38.5.2005    INITIAL RESOURCE SCREENING

(1) A critical component of integrated least cost resource planning and acquisition is the initial screening of demand- and supply-side resource alternatives. This involves weighing, ranking, sizing, evaluating and selecting the individual resources which will eventually form the resource plan. Utilities should use the best scientific and engineering methods available, their own judgment and public comment to weigh and rank the operation of existing resources and the acquisition of new resources based on consideration of multiple resource attributes. Resource attributes are variables that may affect (positively and negatively) the cost society incurs when the resource is acquired and allocated to the production of energy services. Some attributes may be accounted for in utility costs; others may represent externalities. Since efficient resource acquisition requires information about the societal resource cost, and since the societal resource cost will be a major determinant of a resource's initial suitability as a least cost resource, utilities should ensure that the cost assigned to each resource reflects all relevant attributes. Attributes that may influence the societal cost of a resource include, but may not be limited to:

(a) environmental externalities,

(b) the overall efficiency with which the resource produces energy services,

(c) administrative costs of acquisition programs,

(d) the cost effectiveness of the resource, determined in the context of the utility system,

(e) risk and uncertainty,

(f) reliability, and

(g) associated transmission costs. The transmission costs, positive and negative, associated with the resource should be imputed based on relevant long run avoidable costs. The imputed costs should reflect the utility's best estimate of the opportunity cost value of new or existing transmission capacity that would be consumed by the resource if that resource were acquired. This value should be added to the price of the resource.

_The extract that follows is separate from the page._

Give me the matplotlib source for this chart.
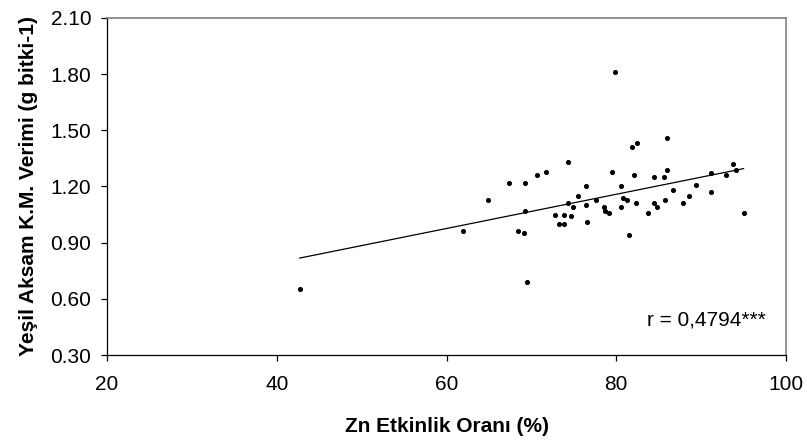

(2) Demand-side resources should be sized and evaluated consistent with the following guidelines.

(a) The impact of price-induced conservation, (i.e., conservation undertaken by customers in the absence of utility sponsored programs) should be accounted for either in the load forecast or as part of the total available resource. In designing programs to acquire cost effective resources a utility should estimate and pay the price necessary to achieve the resource at the time of acquisition, which may be less than the cost effective level due to customer or other contributions.

(b) The revenue impacts of decreased sales resulting from the implementation of demand-side resources should not be added to the cost of the resources acquired through such programs.

(c) A nonparticipant (no-losers) test considers utility-sponsored programs cost effective only if rates to customers that do not participate in the program are not affected by the program. A nonparticipant test should not be applied to demand-side resources just as it is not applied to any other resource choice.

History: 69-3-103, MCA; IMP, 69-3-102, 69-3-106(1), 69-3-201, MCA, ARM 38.5.2001; NEW, 1992 MAR p. 2764, Eff. 12/25/92.